Sipping Wine in Stellenbosch
Winemaking has a 350 year history in South Africa. In exile Napoleon enjoyed South African wines from Constantia and even Jane Austen was a fan. Despite a long history of wine production, South Africa is classified as a new world wine producer much to the consternation of local winemakers. Stellenbosch is the largest wine producing region in the country and the perfect weekend getaway. While it’s easy enough to rent a car in Cape Town and drive 35 minutes to the wine lands, since I wanted to actually sample the wines, I arranged for Cape Fusion Tours to collect me on Saturday morning at my hotel in Cape Town. My usual spot, Derwent House, was fully booked and so I made a reservation at The Three Boutique Hotel which is housed in an historic mansion. The hotel has an incredible roof deck that must be one of the best places in Cape Town for a sundowner. The view of Devil’s Peak, Table Mountain, and Lion’s Head is simply unrivaled.
Since we were getting an early start and many of the wine farms don’t open until 10:00AM, we first stopped at the Oranjezicht City Farm, a community organic farm that hosts a weekly Saturday market that caters to locals who want to socialize while stocking their pantries. The market is small, but has one of everything from coffee, to sweets, to cordials, to homemade foods, to piles of fresh and delicious looking veggies. If you want to spend an unhurried morning mingling with locals, this is a perfect Cape Town destination.
Our next stop was Morgenster Wine Estate in Sommerset West which primarily produces bordeaux-style wines and more importantly, at least for me, good quality extra virgin olive oil. There are over 50 olive varietals planted on the estate that are blended to form the signature Morgenster Extra Virgin Olive Oil. As a part of the olive oil tasting, you can sample this award winning oil along with their lemon and truffle olive oils, a balsamic vinegar that is produced in Modena, Italy specially for Morgenster, two olive pastes, and a smattering of olives. Like wine tasting, there is a ritual to tasting olive oil. First you warm the bottom of the glass in your hands and cover the top of the glass. Two minutes later you sniff and then sip (or rather slurp) the oil adding oxygen to enhance the taste. Of course, you will need some wine to wash down all of those olives and this estate has some excellent options.
Vergelegen Wine Estate was the second stop on our wine tour and is the site of the original estate of Willem Adriaan, the second Governor of the Cape Colony when it was ruled by the Dutch East India Company. It’s amazing that a company ruled over a territory, but that is the subject of a different blog post on a different type of blog. You can easily spend an entire day wandering the gardens; admiring the historic camphor trees; touring the original homestead, library, and outbuildings; sampling the fine wines; and eating at one of the two restaurants on the grounds. The estate is a nice addition to any wine lands tour because of the estate’s historic significance and because of the diversity of activities on offer. We strolled through the grounds and were lucky enough to spot one of the pair of owls that has made a camphor tree its home.
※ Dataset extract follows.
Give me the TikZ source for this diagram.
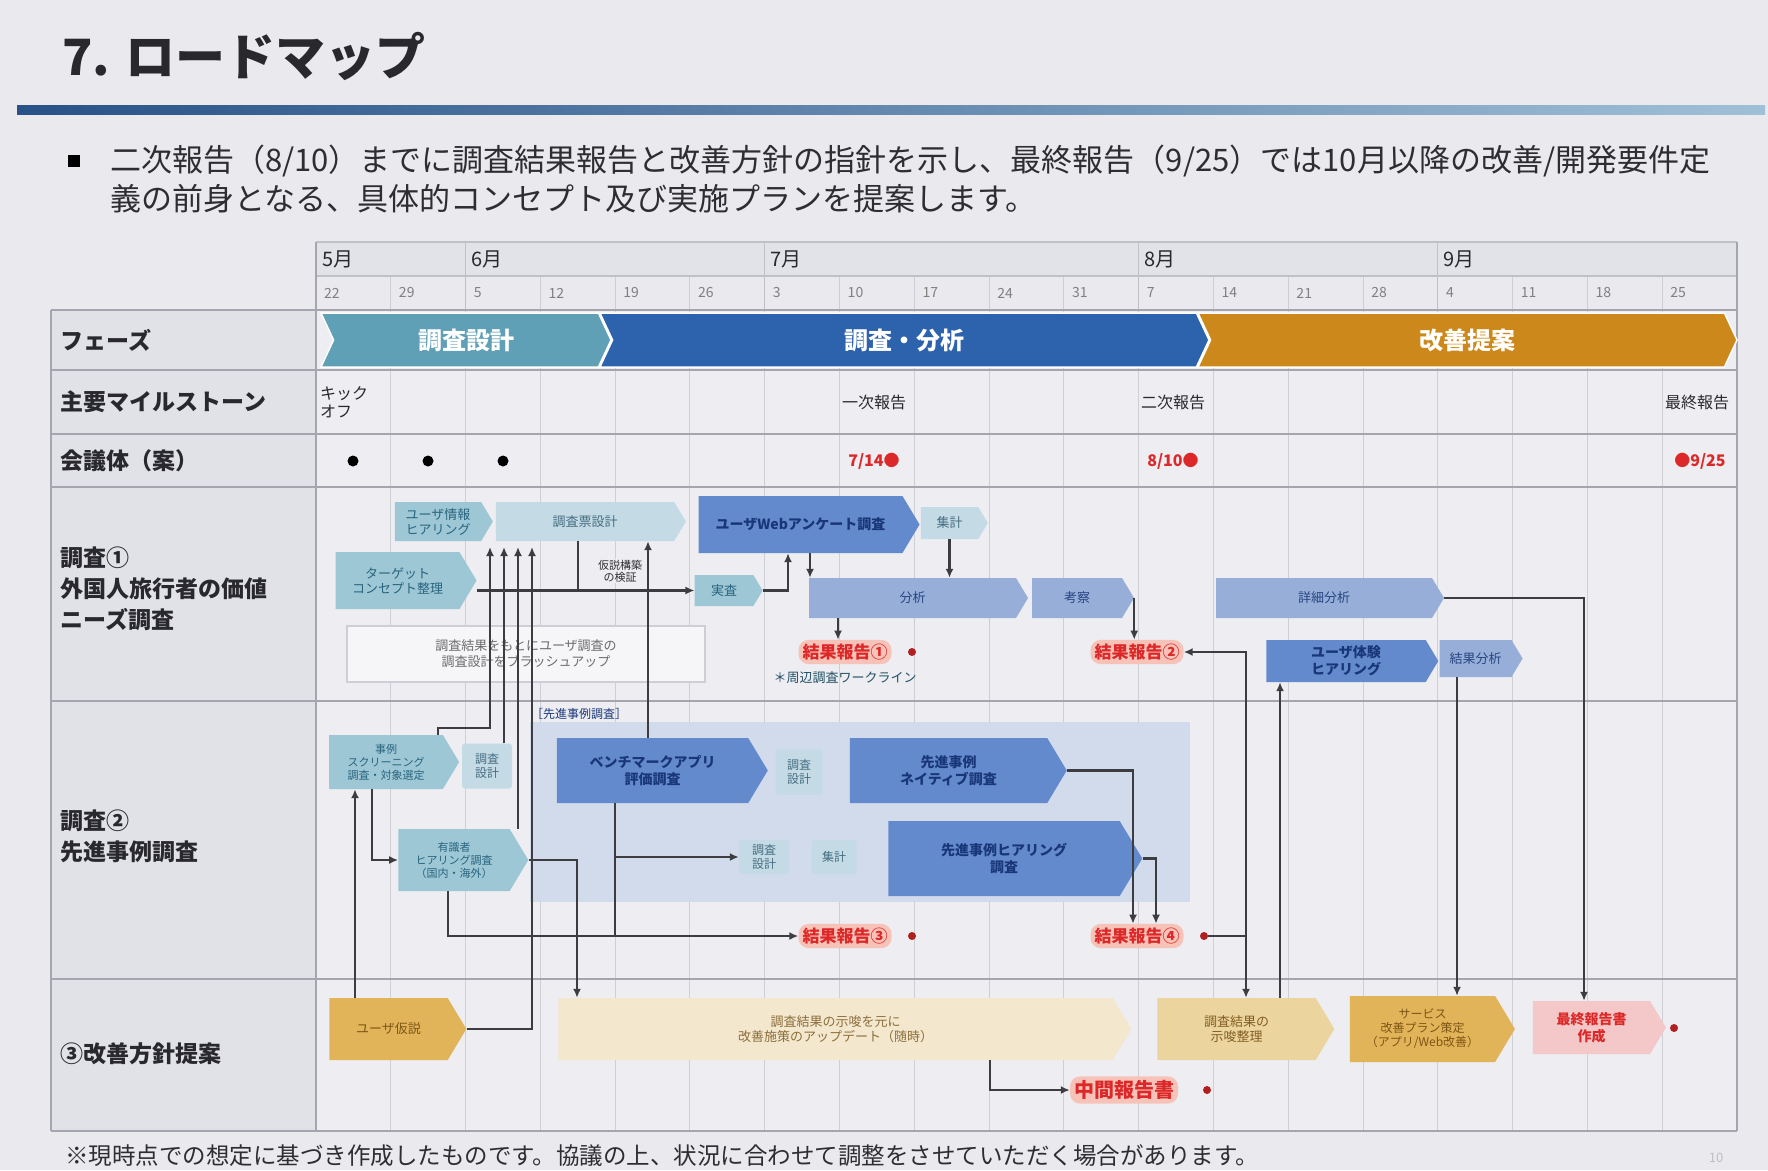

Lunch was a three course meal at Restaurant Overgaaw. The menu is set in advance and the only decision you have to make is what wine to pair with your food. We lingered for three and a half hours over a charcuterie platter, roasted lamb with couscous, lentils and roasted pumpkin, baby beet salad, and a meringue roulade all served family style under the shade of an enormous flowering tree. The food was unpretentious and cooked perfectly. These are the kinds of unhurried meals that appear in films and seem to rarely occur in life.
After lunch, which extended into the early evening, it was time to retire to Middedorp Manor just a few blocks from the heart of downtown Stellenbosch. The old victorian manor is lovely and the perfect base for exploring the wine lands. I wish I had more time to explore the area and with over 150 wine farms, I would need several days.
If you are in the Cape Town area and want a speciality tour with a food and wine focus, I can’t recommend Cape Fusion Tours enough, especially the Cape Town Eats tour. If you want to understand the confluence of cultures and the history that influenced the diverse cuisines in South Africa, I highly recommend dedicating a day of your trip for this tour – just don’t plan on ingesting a morsel of food until the next day.